Requirement: Scan the data. Collect each line that contains the word "matplotlib".

Data extract:
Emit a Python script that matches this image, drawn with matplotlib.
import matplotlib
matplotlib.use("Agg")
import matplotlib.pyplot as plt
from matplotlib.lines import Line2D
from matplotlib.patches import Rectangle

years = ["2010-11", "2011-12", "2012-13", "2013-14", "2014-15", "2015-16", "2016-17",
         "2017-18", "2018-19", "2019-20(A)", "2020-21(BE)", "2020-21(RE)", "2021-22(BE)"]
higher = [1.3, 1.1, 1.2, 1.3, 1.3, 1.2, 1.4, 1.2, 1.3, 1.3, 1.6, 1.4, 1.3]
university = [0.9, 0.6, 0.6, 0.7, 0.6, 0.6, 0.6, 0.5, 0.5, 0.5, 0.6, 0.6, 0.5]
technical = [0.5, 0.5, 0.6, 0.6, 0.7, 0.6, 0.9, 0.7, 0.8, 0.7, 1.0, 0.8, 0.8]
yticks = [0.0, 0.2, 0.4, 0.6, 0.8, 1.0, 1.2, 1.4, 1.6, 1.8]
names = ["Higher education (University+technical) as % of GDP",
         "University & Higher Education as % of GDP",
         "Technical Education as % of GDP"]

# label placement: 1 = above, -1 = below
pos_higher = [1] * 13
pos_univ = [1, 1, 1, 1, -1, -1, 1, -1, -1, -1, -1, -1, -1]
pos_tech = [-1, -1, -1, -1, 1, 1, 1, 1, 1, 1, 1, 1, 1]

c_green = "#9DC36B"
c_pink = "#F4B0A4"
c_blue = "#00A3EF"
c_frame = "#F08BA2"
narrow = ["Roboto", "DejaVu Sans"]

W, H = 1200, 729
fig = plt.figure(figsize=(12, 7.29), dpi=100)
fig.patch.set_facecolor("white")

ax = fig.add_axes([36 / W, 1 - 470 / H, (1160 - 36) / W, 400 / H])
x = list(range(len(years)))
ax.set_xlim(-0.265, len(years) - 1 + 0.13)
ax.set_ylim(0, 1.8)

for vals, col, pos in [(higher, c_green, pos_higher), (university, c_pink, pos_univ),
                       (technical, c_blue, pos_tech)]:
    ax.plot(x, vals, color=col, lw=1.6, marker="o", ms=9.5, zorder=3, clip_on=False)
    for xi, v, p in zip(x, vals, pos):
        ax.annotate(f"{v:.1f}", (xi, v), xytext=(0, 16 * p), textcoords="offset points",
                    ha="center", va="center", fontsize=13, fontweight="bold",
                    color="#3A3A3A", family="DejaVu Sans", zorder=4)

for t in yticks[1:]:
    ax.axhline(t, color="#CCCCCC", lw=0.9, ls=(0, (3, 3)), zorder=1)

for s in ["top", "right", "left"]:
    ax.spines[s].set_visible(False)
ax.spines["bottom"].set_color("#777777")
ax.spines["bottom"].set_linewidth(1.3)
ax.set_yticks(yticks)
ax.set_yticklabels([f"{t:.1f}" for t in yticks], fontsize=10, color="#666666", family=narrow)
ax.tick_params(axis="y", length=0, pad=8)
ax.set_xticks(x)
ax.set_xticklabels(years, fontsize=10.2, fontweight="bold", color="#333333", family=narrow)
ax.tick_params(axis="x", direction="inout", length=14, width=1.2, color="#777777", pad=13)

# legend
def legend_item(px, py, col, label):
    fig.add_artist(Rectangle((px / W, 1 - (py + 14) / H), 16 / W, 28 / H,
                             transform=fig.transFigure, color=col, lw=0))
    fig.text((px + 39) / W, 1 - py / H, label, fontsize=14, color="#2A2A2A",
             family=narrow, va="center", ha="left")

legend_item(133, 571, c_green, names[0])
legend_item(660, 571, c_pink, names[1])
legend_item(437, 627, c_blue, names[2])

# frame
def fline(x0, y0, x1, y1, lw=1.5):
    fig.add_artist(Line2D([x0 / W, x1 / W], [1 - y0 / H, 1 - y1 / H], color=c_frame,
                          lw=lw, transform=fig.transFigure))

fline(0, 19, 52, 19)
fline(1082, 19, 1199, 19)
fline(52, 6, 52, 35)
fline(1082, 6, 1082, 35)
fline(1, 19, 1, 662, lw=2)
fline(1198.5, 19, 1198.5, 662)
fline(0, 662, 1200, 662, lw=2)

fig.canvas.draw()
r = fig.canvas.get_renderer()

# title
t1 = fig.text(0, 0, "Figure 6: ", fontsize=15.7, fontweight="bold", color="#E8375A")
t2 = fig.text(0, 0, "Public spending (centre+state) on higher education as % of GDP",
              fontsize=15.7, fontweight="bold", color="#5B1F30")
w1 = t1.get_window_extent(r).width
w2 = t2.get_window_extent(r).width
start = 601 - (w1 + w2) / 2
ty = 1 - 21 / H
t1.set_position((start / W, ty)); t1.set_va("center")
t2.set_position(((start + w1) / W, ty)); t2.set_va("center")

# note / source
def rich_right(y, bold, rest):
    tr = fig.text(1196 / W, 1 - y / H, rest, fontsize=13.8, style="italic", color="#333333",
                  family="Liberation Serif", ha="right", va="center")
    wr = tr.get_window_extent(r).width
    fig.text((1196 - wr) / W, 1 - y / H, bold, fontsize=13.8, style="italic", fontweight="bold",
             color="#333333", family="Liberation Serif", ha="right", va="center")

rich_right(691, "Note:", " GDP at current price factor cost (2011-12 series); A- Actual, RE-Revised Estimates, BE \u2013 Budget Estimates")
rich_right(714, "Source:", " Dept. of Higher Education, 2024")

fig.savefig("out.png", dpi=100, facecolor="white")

Final result:
Emit a Python script that matches this image, drawn with matplotlib.
import matplotlib
matplotlib.use("Agg")
import matplotlib.pyplot as plt
from matplotlib.lines import Line2D
from matplotlib.patches import Rectangle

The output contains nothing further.